Heroku has been a viable solution for deploying and managing web applications and services for a very long time. Between its unmatched developer experience and support for many different language ecosystems, Heroku is very attractive. Its biggest downsides are costs at scale and the black box nature of its implementation. The latter may be the most concerning to many developers, but I also think it’s the most solvable.
If you need to do things slightly differently than Heroku supports by default, you have little ability to make changes. You are also constrained to Heroku’s infrastructure. It is in these areas where Kubernetes being a platform for building platforms comes into play. It was designed for building a PaaS-like experience. If Heroku implemented their developer experience on top of Kubernetes, how powerful would that be? For the majority of current Heroku users, not much would change. For those who either abandoned or didn’t consider Heroku, this might be a compelling development. Building on top of a tested, extensible and open source infrastructure solution might provide the assurances developers need. If we could have the Heroku experience deployable to AWS, Azure, Google Cloud or our own self-hosted Kubernetes clusters, that could be a game changer.

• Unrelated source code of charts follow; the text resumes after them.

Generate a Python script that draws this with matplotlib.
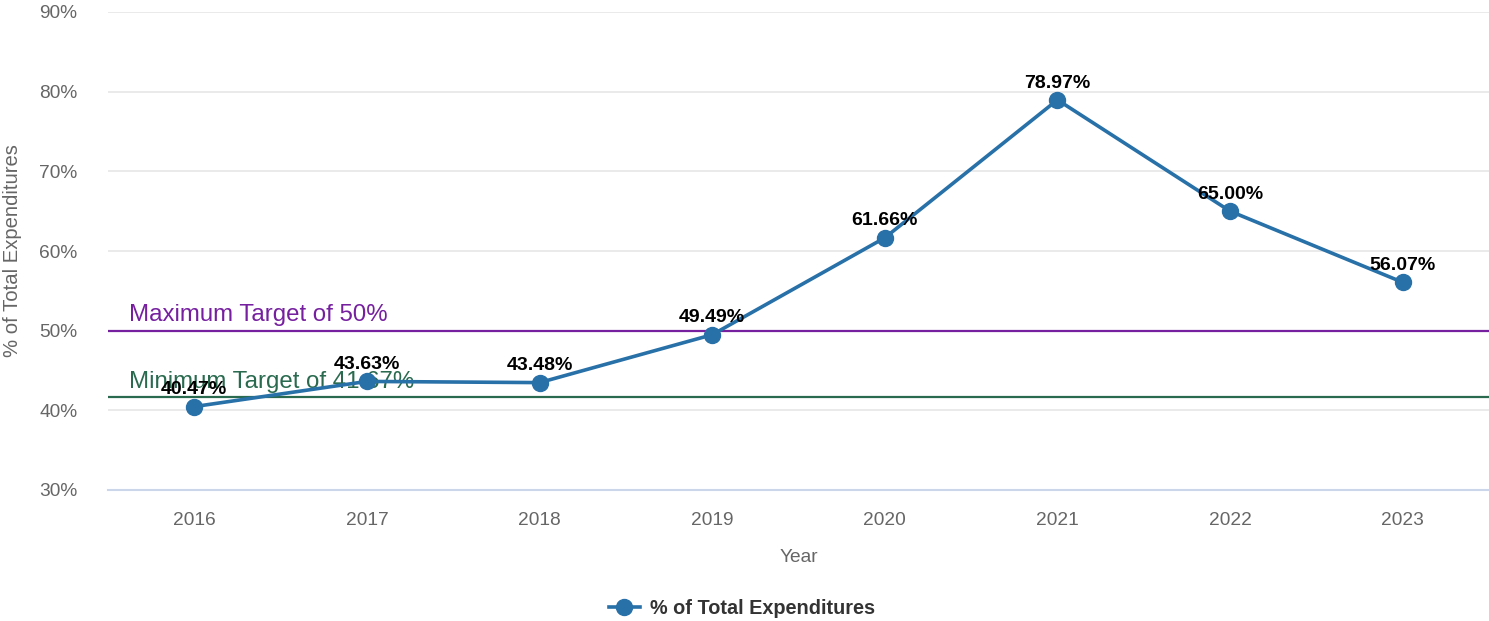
import matplotlib.pyplot as plt
from matplotlib.lines import Line2D

plt.rcParams['font.family'] = ['Liberation Sans', 'DejaVu Sans']

# Share of total expenditures by year
years = ['2016', '2017', '2018', '2019', '2020', '2021', '2022', '2023']
pct = [40.47, 43.63, 43.48, 49.49, 61.66, 78.97, 65.00, 56.07]

# Target reference lines
max_target = 50.0
min_target = 41.67

line_color = '#2870a8'
max_color = '#7620a0'
min_color = '#2a6b50'

fig = plt.figure(figsize=(14.89, 6.21), dpi=100)
ax = fig.add_axes([108 / 1489, 1 - 490 / 621, 1 - 108 / 1489, (490 - 12) / 621])

x = list(range(len(years)))
ax.set_xlim(-0.5, len(years) - 0.5)
ax.set_ylim(30, 90)
ax.set_yticks(range(30, 91, 10))
ax.set_yticklabels([f'{v}%' for v in range(30, 91, 10)])
ax.set_xticks(x)
ax.set_xticklabels(years)

ax.grid(axis='y', color='#e6e6e6', linewidth=1.2)
ax.set_axisbelow(True)
for s in ['top', 'right', 'left']:
    ax.spines[s].set_visible(False)
ax.spines['bottom'].set_color('#ccd6eb')
ax.spines['bottom'].set_linewidth(1.5)
ax.tick_params(axis='both', length=0, labelsize=13.8, colors='#666666')
ax.tick_params(axis='y', pad=22)
ax.tick_params(axis='x', pad=16)

ax.set_ylabel('% of Total Expenditures', fontsize=14.6, color='#666666')
ax.yaxis.set_label_coords(-0.062, 0.5)
ax.set_xlabel('Year', fontsize=13.8, color='#666666', labelpad=14)

# Target lines with their labels
ax.axhline(max_target, color=max_color, linewidth=1.6, zorder=2)
ax.axhline(min_target, color=min_color, linewidth=1.6, zorder=2)
ax.annotate('Maximum Target of 50%', xy=(-0.5, max_target), xytext=(15, 3),
            textcoords='offset points', fontsize=17.3, color=max_color, va='bottom')
ax.annotate('Minimum Target of 41.67%', xy=(-0.5, min_target), xytext=(15, 3),
            textcoords='offset points', fontsize=17.3, color=min_color, va='bottom')

ax.plot(x, pct, color=line_color, linewidth=2.6, marker='o', markersize=11.5,
        zorder=4, clip_on=False)

for xi, v in zip(x, pct):
    ax.annotate(f'{v:.2f}%', xy=(xi, v), xytext=(0, 6), textcoords='offset points',
                ha='center', va='bottom', fontsize=14, fontweight='bold',
                color='black', zorder=5)

handle = Line2D([], [], color=line_color, linewidth=2.6, marker='o', markersize=11.5)
fig.legend([handle], ['% of Total Expenditures'], loc='center',
           bbox_to_anchor=(742 / 1489, 1 - 608 / 621), frameon=False,
           prop={'size': 14.3, 'weight': 'bold'}, labelcolor='#333333',
           handlelength=1.6, handletextpad=0.5)

fig.savefig('out.png', dpi=100)
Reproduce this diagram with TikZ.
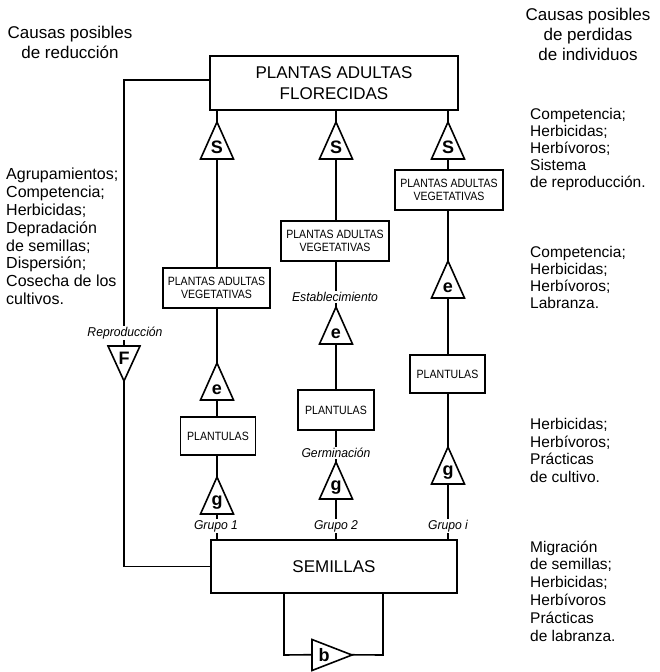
\documentclass[tikz,border=0pt]{standalone}
\usepackage{fontspec}
\setmainfont{Liberation Sans}
\newfontfamily\condfont{Liberation Sans}[FakeStretch=0.88]
\newfontfamily\labfont{Liberation Sans}[FakeStretch=0.95]
\usetikzlibrary{backgrounds}
% triangles: [baseline offset] name, x, apex y, letter
\newcommand\triup[5][31]{%
  \draw[tri] (#3,#4) -- (#3-16.5,#4+37) -- (#3+16.5,#4+37) -- cycle;
  \node[let] (#2) at (#3,#4+#1) {#5};}
\begin{document}
\begin{tikzpicture}[x=1pt,y=-1pt,
  ln/.style={line width=1.6pt},
  bigbox/.style={draw,line width=1.6pt,fill=white,align=center,inner sep=0pt,
    font=\fontsize{17}{21}\selectfont},
  smallbox/.style={draw,line width=1.6pt,fill=white,align=center,inner sep=0pt,
    font=\condfont\fontsize{12}{13.5}\selectfont},
  tri/.style={draw,line width=1.6pt,fill=white,line join=miter},
  let/.style={font=\bfseries\fontsize{18}{18}\selectfont,inner sep=0pt,anchor=base},
  lab/.style={font=\labfont\itshape\fontsize{12.8}{13}\selectfont,fill=white,inner sep=1pt},
  txt/.style={align=left,inner sep=0pt,anchor=west,font=\fontsize{16}{17.8}\selectfont},
  txtr/.style={txt,font=\fontsize{15.5}{17.8}\selectfont},
  txtb/.style={txt,font=\fontsize{15.5}{17}\selectfont},
  head/.style={align=center,inner sep=0pt,font=\fontsize{17}{20}\selectfont}
]
\useasboundingbox (0,0) rectangle (659,672);

% main boxes
\node[bigbox,minimum width=248pt,minimum height=54pt] (top) at (334,83) {PLANTAS ADULTAS\\FLORECIDAS};
\node[bigbox,minimum width=246pt,minimum height=53pt] (sem) at (334,566.5) {SEMILLAS};

% column 1
\triup{s1}{217}{122}{S}
\node[smallbox,minimum width=107pt,minimum height=40pt] (b1) at (216.5,288) {PLANTAS ADULTAS\\VEGETATIVAS};
\triup{e1}{217}{363}{e}
\node[smallbox,minimum width=75pt,minimum height=38pt] (p1) at (218,436) {PLANTULAS};
\triup[28]{g1}{217}{477}{g}
\node[lab] (gr1) at (216,526) {Grupo 1};

% column 2
\triup{s2}{336}{122}{S}
\node[smallbox,minimum width=108pt,minimum height=40pt] (b2) at (335,241) {PLANTAS ADULTAS\\VEGETATIVAS};
\node[lab] (estab) at (335,297) {Establecimiento};
\triup{e2}{336}{307}{e}
\node[smallbox,minimum width=76pt,minimum height=40pt] (p2) at (336,410) {PLANTULAS};
\node[lab] (germ) at (336,453) {Germinación};
\triup[28]{g2}{336}{462}{g}
\node[lab] (gr2) at (336,526) {Grupo 2};

% column 3
\triup{s3}{448}{122}{S}
\node[smallbox,minimum width=108pt,minimum height=40pt] (b3) at (449,190) {PLANTAS ADULTAS\\VEGETATIVAS};
\triup{e3}{448}{261}{e}
\node[smallbox,minimum width=75pt,minimum height=38pt] (p3) at (447.5,374) {PLANTULAS};
\triup[28]{g3}{448}{447}{g}
\node[lab] (gr3) at (448,526) {Grupo i};

% reproduction loop
\node[lab] (repr) at (125,333) {Reproducción};
\draw[tri] (108,346) -- (140,346) -- (124,381) -- cycle;
\node[let] (F) at (124,364) {F};

% seed bank loop
\draw[tri] (312,639.5) -- (352,655) -- (312,670.5) -- cycle;
\node[let] (b) at (324,661) {b};
\coordinate (bl) at (284,655);
\coordinate (br) at (383,655);

\begin{scope}[on background layer]
  \draw[ln] (top.south -| s1) -- (sem.north -| s1);
  \draw[ln] (top.south -| s2) -- (sem.north -| s2);
  \draw[ln] (top.south -| s3) -- (sem.north -| s3);
  \draw[ln] ([yshift=3pt]top.west) -| (F) |- (sem.west);
  \draw[ln] (sem.south -| bl) -- (bl) -- (b) -- (br) -- (sem.south -| br);
\end{scope}

% texts
\node[head] (hl) at (70,42) {Causas posibles\\de reducción};
\node[head] (hr) at (588,34) {Causas posibles\\de perdidas\\de individuos};
\node[txt] (l1) at (6,236.5) {Agrupamientos;\\Competencia;\\Herbicidas;\\Depradación\\de semillas;\\Dispersión;\\Cosecha de los\\cultivos.};
\node[txtb] (r1) at (530,149) {Competencia;\\Herbicidas;\\Herbívoros;\\Sistema\\de reproducción.};
\node[txtb] (r2) at (530,277) {Competencia;\\Herbicidas;\\Herbívoros;\\Labranza.};
\node[txtr] (r3) at (530,450.5) {Herbicidas;\\Herbívoros;\\Prácticas\\de cultivo.};
\node[txtr] (r4) at (530,591) {Migración\\de semillas;\\Herbicidas;\\Herbívoros\\Prácticas\\de labranza.};
\end{tikzpicture}
\end{document}
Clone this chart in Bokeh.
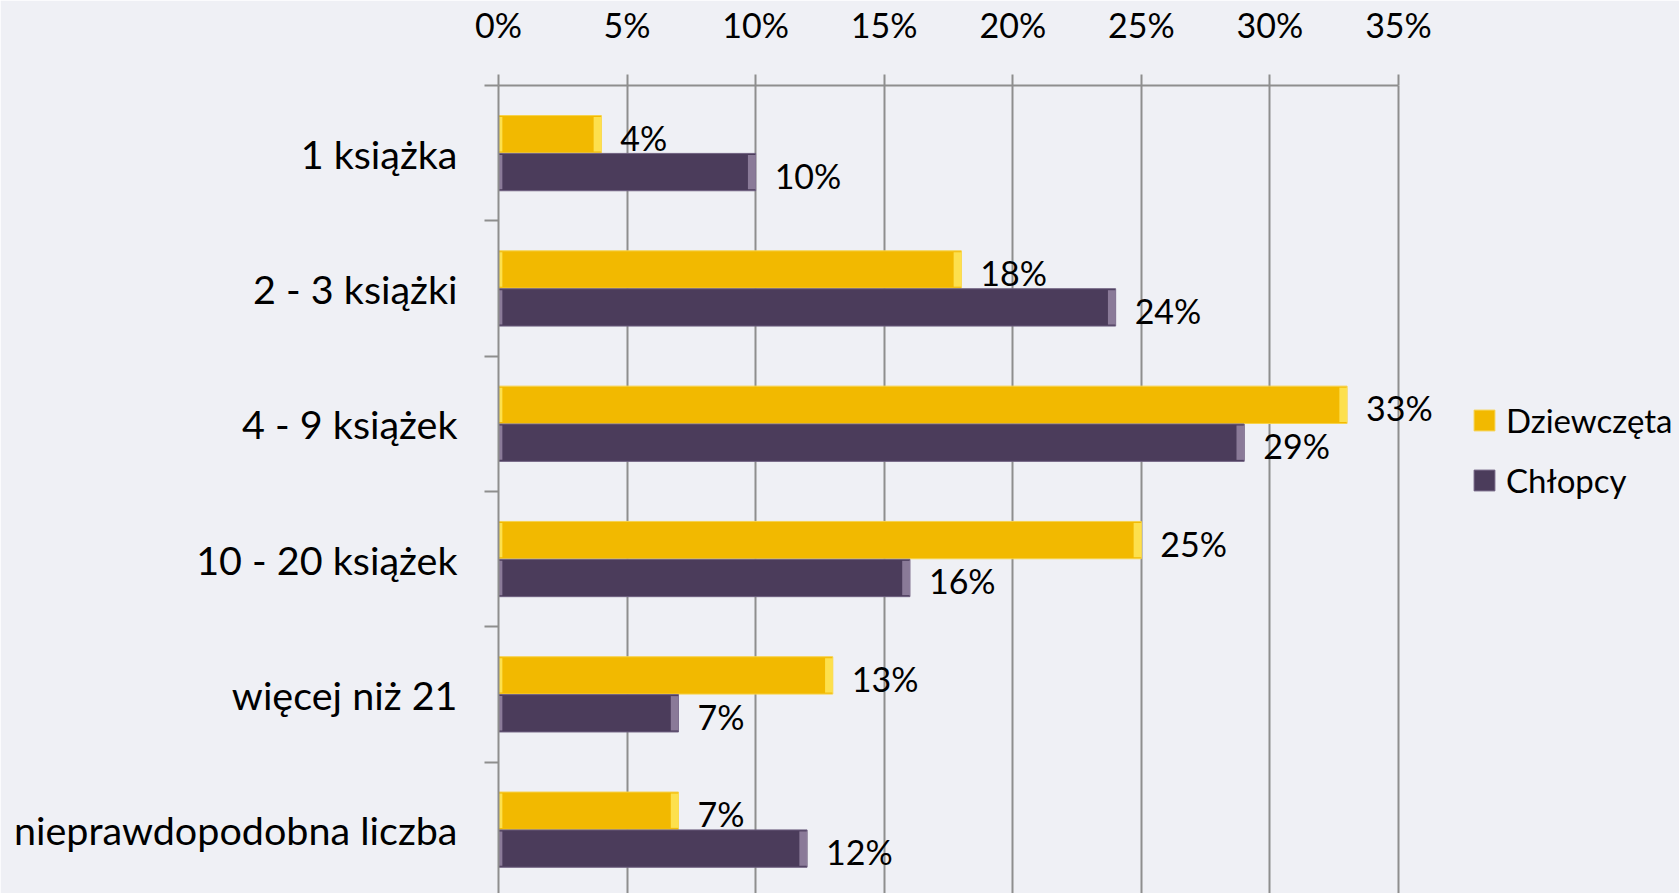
from bokeh.plotting import figure
from bokeh.models import (Range1d, FixedTicker, PrintfTickFormatter, Legend, LegendItem,
                          ColumnDataSource)
from bokeh.core.properties import value
from bokeh.embed import file_html
from bokeh.resources import INLINE

categories = ["1 książka", "2 - 3 książki", "4 - 9 książek", "10 - 20 książek",
              "więcej niż 21", "nieprawdopodobna liczba"]
series_names = ["Dziewczęta", "Chłopcy"]
girls = [4, 18, 33, 25, 13, 7]
boys = [10, 24, 29, 16, 7, 12]
x_ticks = [0, 5, 10, 15, 20, 25, 30, 35]

BG = "#EFF0F5"
GRID = "#8E8E8E"
YELLOW = "#F2B900"
YELLOW_EDGE = "#FFE65A"
YELLOW_LINE = "#F7D24A"
PURPLE = "#4B3C5B"
PURPLE_EDGE = "#9A8AA8"
PURPLE_LINE = "#6F6080"
FONT = "Lato"

W, H = 1679, 893
LEFT, TOP = 498, 85
PX_PER_UNIT = 900 / 35.0
BAND_PX = 135.3

off = 0.14
bh = 0.276
idx = list(range(len(categories)))

x_end = (W - LEFT) / PX_PER_UNIT
y_end = -0.5 + (H - TOP) / BAND_PX

p = figure(width=W, height=H, output_backend="svg", toolbar_location=None,
           x_axis_location="above", x_range=Range1d(0, x_end), y_range=Range1d(y_end, -0.5),
           background_fill_color=BG, border_fill_color=BG,
           outline_line_color=BG, outline_line_width=2,
           min_border_left=LEFT, min_border_right=0, min_border_top=TOP, min_border_bottom=0)

src_g = ColumnDataSource(dict(y=[i - off for i in idx], v=girls,
                              t=[f"{v}%" for v in girls],
                              e=[v - 0.3 for v in girls], z=[0] * len(girls),
                              s=[0.15] * len(girls)))
src_b = ColumnDataSource(dict(y=[i + off for i in idx], v=boys,
                              t=[f"{v}%" for v in boys],
                              e=[v - 0.3 for v in boys], z=[0] * len(boys),
                              s=[0.15] * len(boys)))

rg = p.hbar(y="y", left="z", right="v", height=bh, source=src_g,
            fill_color=YELLOW, line_color=YELLOW_LINE, line_width=1)
rb = p.hbar(y="y", left="z", right="v", height=bh, source=src_b,
            fill_color=PURPLE, line_color=PURPLE_LINE, line_width=1)
# bevel end strips
p.hbar(y="y", left="e", right="v", height=bh * 0.92, source=src_g,
       fill_color=YELLOW_EDGE, line_color=None, fill_alpha=0.85)
p.hbar(y="y", left="z", right="s", height=bh * 0.92, source=src_g,
       fill_color=YELLOW_EDGE, line_color=None, fill_alpha=0.85)
p.hbar(y="y", left="e", right="v", height=bh * 0.92, source=src_b,
       fill_color=PURPLE_EDGE, line_color=None, fill_alpha=0.8)
p.hbar(y="y", left="z", right="s", height=bh * 0.92, source=src_b,
       fill_color=PURPLE_EDGE, line_color=None, fill_alpha=0.8)

for src in (src_g, src_b):
    p.text(x="v", y="y", text="t", source=src, x_offset=19, y_offset=3,
           text_font=value(FONT), text_font_size="34px", text_color="#000000",
           text_align="left", text_baseline="middle")

# x axis (top)
xa = p.xaxis[0]
xa.ticker = FixedTicker(ticks=x_ticks)
xa.bounds = (0, 35)
xa.formatter = PrintfTickFormatter(format="%d%%")
xa.major_label_text_font = FONT
xa.major_label_text_font_size = "34px"
xa.major_label_text_color = "#000000"
xa.major_label_standoff = 30
xa.major_tick_out = 11
xa.major_tick_in = 0
xa.minor_tick_out = 0
xa.minor_tick_in = 0
xa.axis_line_color = GRID
xa.axis_line_width = 2
xa.major_tick_line_color = GRID
xa.major_tick_line_width = 2

# y axis (categories)
ya = p.yaxis[0]
ya.ticker = FixedTicker(ticks=idx, minor_ticks=[i - 0.5 for i in idx] + [len(idx) - 0.5])
ya.major_label_overrides = {i: c for i, c in zip(idx, categories)}
ya.major_label_text_font = FONT
ya.major_label_text_font_size = "39.5px"
ya.major_label_text_color = "#000000"
ya.major_label_standoff = 27
ya.major_tick_out = 0
ya.major_tick_in = 0
ya.minor_tick_out = 14
ya.minor_tick_in = 0
ya.minor_tick_line_color = GRID
ya.minor_tick_line_width = 2
ya.axis_line_color = GRID
ya.axis_line_width = 2

p.xgrid.ticker = FixedTicker(ticks=x_ticks)
p.xgrid.grid_line_color = GRID
p.xgrid.grid_line_width = 2
p.ygrid.grid_line_color = None

legend = Legend(items=[LegendItem(label=series_names[0], renderers=[rg]),
                       LegendItem(label=series_names[1], renderers=[rb])],
                location=(973, 391), orientation="vertical",
                padding=0, margin=0, spacing=16,
                glyph_width=26, glyph_height=26, label_height=44, label_standoff=9,
                label_text_font=FONT, label_text_font_size="33px",
                label_text_color="#000000",
                background_fill_alpha=0, border_line_color=None)
p.add_layout(legend, "center")

open("out.html", "w").write(file_html(p, INLINE))
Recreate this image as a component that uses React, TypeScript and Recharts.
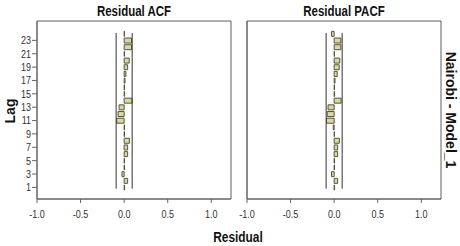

Now those in the know would say that Pivotal Cloud Foundry addressed this ages ago to a large degree, though it was not built atop Kubernetes. With the acquisition of Pivotal by VMware, this is now changing with work being done to host Cloud Foundry on Kubernetes within the VMware Tanzu portfolio of solutions. This is all great work and I want to see it all succeed. My only concern is related to why Cloud Foundry goes unrecognized. Enterprise solutions are often ignored or given short shrift by open source and startup developers. The solution that will likely take off will be the one that appeals to those constituencies. Can VMware Tanzu bridge that gap? Only time will tell.
Conclusion
Over the next decade, the true test of Kubernetes’ success will be a combination of how widely deployed it is and how much of a decrease there is in us talking about it. Kubernetes needs to drop beneath developers’ radars and almost be taken as a given. More importantly, for organizations that are focused on building applications for people to use, their development teams should be spending 80-90% of their time on building the application and not tending to the infrastructure. Their platform team should be the cloud provider they chose, not the one they felt they had to hire.